What would you do with a new hammer which would break at the first hit. And like once every two weeks after that. Would you work with tools like that? Strangely enough, software devs do. And people actyually pay for software that does just this.
What if someone took your car, upgraded it now it runs 5 mph faster but it crashes into trees every other day because 'The steering isn't working as expected'? Would you be a happy peppy even if it was a 'free' service??
That's a reality in software/hardware land, and i'm not sure why we are getting away with this crap :)
This is just what we're talking about, comparing a hammer to complex software coupled with equally complex databases is like comparing stubbing your toe to losing a leg. It really doesn't equate. It just displays the ignorance with which you approach this subject.
Ignorant? What an arrogant **** you are lol.
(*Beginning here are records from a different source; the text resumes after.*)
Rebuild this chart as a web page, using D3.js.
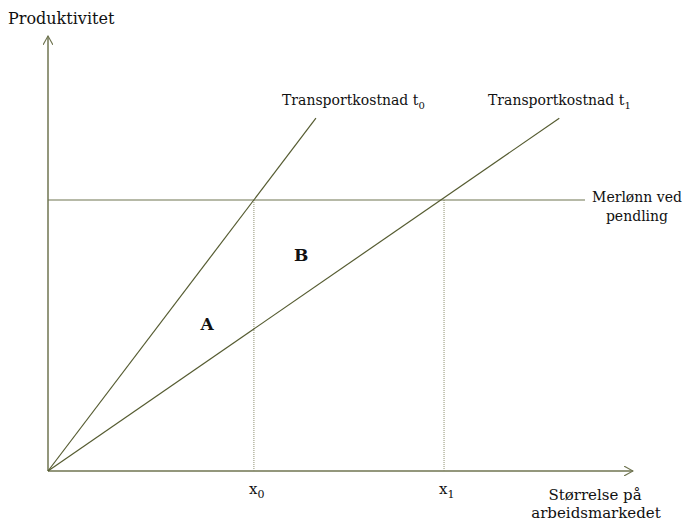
<!DOCTYPE html>
<html>
<head>
<meta charset="utf-8">
<script src="https://cdn.jsdelivr.net/npm/d3@7"></script>
<style>
  body { margin: 0; background: #fff; }
  text { font-family: "DejaVu Serif", "Liberation Serif", serif; fill: #111; }
</style>
</head>
<body>
<svg id="chart" width="687" height="522"></svg>
<script>
// values in chart units (0..100 on both axes)
const wageLevel = 62.3            // Merlønn ved pendling
const xTicks = [35.2, 67.7]       // x0, x1
const xTickLabels = ['x', 'x']
const xTickSubs = ['0', '1']
const costLines = [
    { name: 'Transportkostnad t', sub: '0', end: [45.8, 81.1] },
    { name: 'Transportkostnad t', sub: '1', end: [87.4, 81.1] }
]
const wageLineEnd = 91.8
const areaLabels = [
    { label: 'A', x: 27.2, y: 33.8 },
    { label: 'B', x: 43.3, y: 49.7 }
]

const svg = d3.select('#chart')
const axisColor = '#6f7450'
const lineColor = '#555b30'

const x = d3.scaleLinear().domain([0, 100]).range([48, 633])
const y = d3.scaleLinear().domain([0, 100]).range([471, 36])

// arrow heads
const defs = svg.append('defs')
defs.append('marker')
    .attr('id', 'arrow')
    .attr('viewBox', '0 0 10 10')
    .attr('refX', 9).attr('refY', 5)
    .attr('markerWidth', 10).attr('markerHeight', 10)
    .attr('markerUnits', 'userSpaceOnUse')
    .attr('orient', 'auto')
    .append('path')
    .attr('d', 'M0,0 L9,5 L0,10')
    .attr('fill', 'none')
    .attr('stroke', axisColor)
    .attr('stroke-width', 1.1)

// axes
svg.append('line')
    .attr('x1', x(0)).attr('y1', y(0))
    .attr('x2', x(0)).attr('y2', y(100))
    .attr('stroke', axisColor).attr('stroke-width', 1.5)
    .attr('marker-end', 'url(#arrow)')
svg.append('line')
    .attr('x1', x(0)).attr('y1', y(0))
    .attr('x2', x(100)).attr('y2', y(0))
    .attr('stroke', axisColor).attr('stroke-width', 1.5)
    .attr('marker-end', 'url(#arrow)')

// dotted verticals
svg.selectAll('.drop')
    .data(xTicks)
    .enter()
    .append('line')
    .attr('class', 'drop')
    .attr('x1', d => x(d)).attr('x2', d => x(d))
    .attr('y1', y(wageLevel)).attr('y2', y(0))
    .attr('stroke', '#8c8e6e')
    .attr('stroke-width', 1)
    .attr('stroke-dasharray', '1,1')

// wage line
svg.append('line')
    .attr('x1', x(0)).attr('x2', x(wageLineEnd))
    .attr('y1', y(wageLevel)).attr('y2', y(wageLevel))
    .attr('stroke', axisColor).attr('stroke-width', 1.2)

// transport cost lines
svg.selectAll('.cost')
    .data(costLines)
    .enter()
    .append('line')
    .attr('class', 'cost')
    .attr('x1', x(0)).attr('y1', y(0))
    .attr('x2', d => x(d.end[0])).attr('y2', d => y(d.end[1]))
    .attr('stroke', lineColor).attr('stroke-width', 1.2)

// line labels
costLines.forEach((d, i) => {
    const t = svg.append('text')
        .attr('x', i === 0 ? 282 : 488)
        .attr('y', 105)
        .attr('font-size', 14)
    t.append('tspan').text(d.name)
    t.append('tspan').attr('dy', 4).attr('font-size', 10).text(d.sub)
})

// axis titles
svg.append('text').attr('x', 8).attr('y', 24).attr('font-size', 16).text('Produktivitet')
svg.append('text').attr('x', 595).attr('y', 500).attr('font-size', 15)
    .attr('text-anchor', 'middle').text('Størrelse på')
svg.append('text').attr('x', 596).attr('y', 518).attr('font-size', 15)
    .attr('text-anchor', 'middle').text('arbeidsmarkedet')

svg.append('text').attr('x', 637).attr('y', 202).attr('font-size', 14)
    .attr('text-anchor', 'middle').text('Merlønn ved')
svg.append('text').attr('x', 637).attr('y', 221).attr('font-size', 14)
    .attr('text-anchor', 'middle').text('pendling')

// x tick labels
xTicks.forEach((d, i) => {
    const t = svg.append('text')
        .attr('x', x(d) - 5)
        .attr('y', 494)
        .attr('font-size', 15)
    t.append('tspan').text(xTickLabels[i])
    t.append('tspan').attr('dy', 4).attr('font-size', 11).text(xTickSubs[i])
})

// area labels
svg.selectAll('.area')
    .data(areaLabels)
    .enter()
    .append('text')
    .attr('class', 'area')
    .attr('x', d => x(d.x)).attr('y', d => y(d.y))
    .attr('text-anchor', 'middle')
    .attr('dominant-baseline', 'central')
    .attr('font-size', 17)
    .attr('font-weight', 'bold')
    .text(d => d.label)
</script>
</body>
</html>
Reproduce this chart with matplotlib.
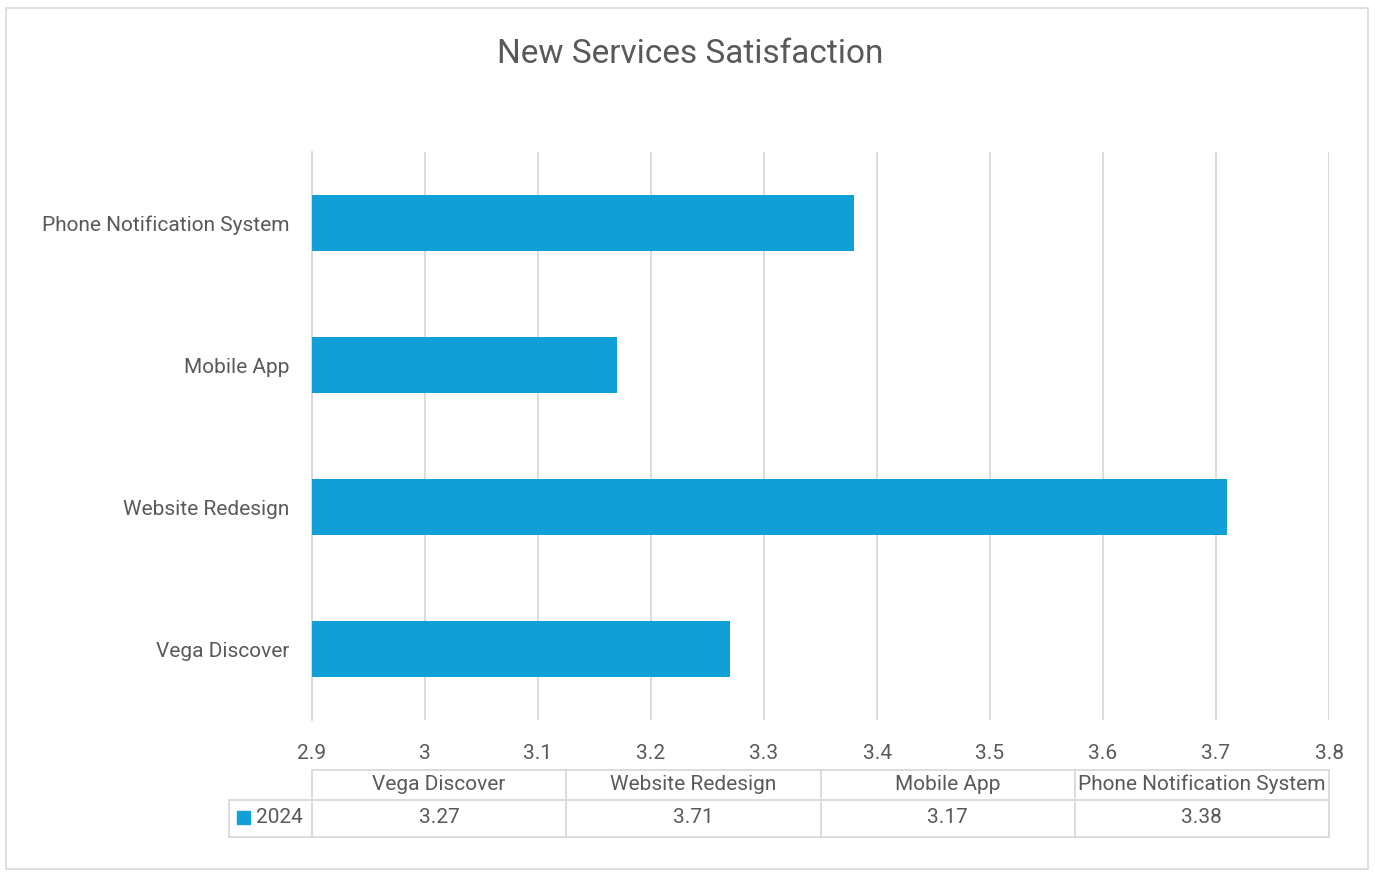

You're not getting the point. It doesn't matter if it's simple or complex. Consumers don't (have) to care if it's hard and tough, they pay your salary so shut up and make it work. They're not bothered by your engineeer troubles, and you simply display arrogance towards any customer base. 
Lets jut say this: Good thing you're locked up in a dungeon crafting Ebil Databases instead of in charge of consumer relations or sales.
Actually think the people in consumer relations and sales are the cause of much of these problems. Cause they make promises no software engineer on the planet can keep.
But think you have to be industry to really understand that CCP is doing a quality job.
And for some reason people think that if they pay for stuff it should be flawless, which works for most things, but for software products it just never will. It's too complex a product to ever fully grasp, and code works in mysterious ways. God seen plenty of stuff happen that quite literaly should not be possible if you go through the code, but it still happens.